Palisades Village is copying much of that design. The village, which began with a small group of neighbors in early 2006, hired a part-time executive director in 2008 and offered its first services to 31 members in January of 2009. “We wanted to hire her full time,” says Mollison, “but we didn’t have enough money.” Mollison figures he puts in 25 hours a week as unpaid president.
The village raised about $60,000 last year from dues, gifts and start-up grants from the city and local foundations. Dues are similar to Capitol Hill’s, and to help reach its goal of about 200 members, the group has expanded to include a nearby neighborhood. Mollison believes a key to sustainable financing is attracting younger residents who can join at reduced dues or simply volunteer.
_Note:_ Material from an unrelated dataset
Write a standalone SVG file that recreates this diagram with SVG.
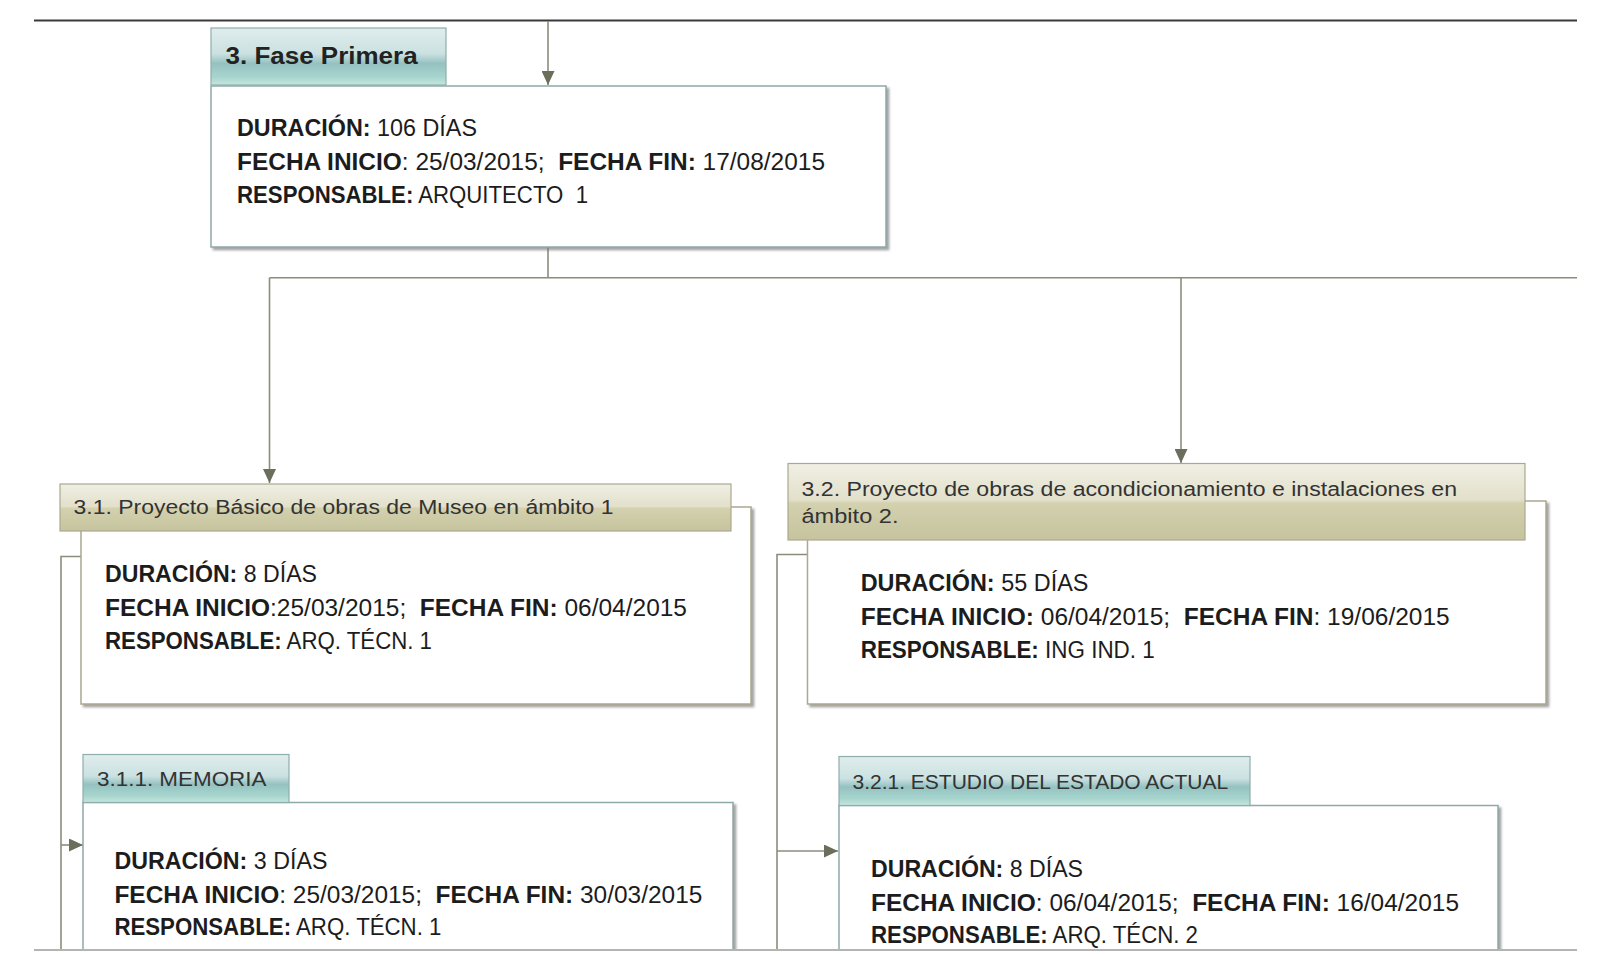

Chevy Chase at Home also favors the dues-and-staff route but is still in the early stages of development. Kaminsky, who says she is in her early 70s, says her group is not yet ready to recruit members or think about a budget. For now, they are working to raise their profile with twice-a-month informal gatherings. “An active social component is very important,” says Ken Hartman, a county employee who advises the villages.
In contrast to Palisades and Chevy Chase, Burning Tree Village has chosen an all-volunteer, dues-free model. “Philosophically, it feels right to not charge neighbors for this,” Rosenberg says. But he worries about the group’s sustainability as its founders age: “If they move or die, what is viable one day may disappear the next.”
But Rosenberg has already learned the value of his effort. A year ago, as his wife was dying of cancer, people he had not known just months before were offering help. “Barbara and I were getting neighborly support we would never have gotten,” he remembers. By that measure, Burning Tree Village is already a success.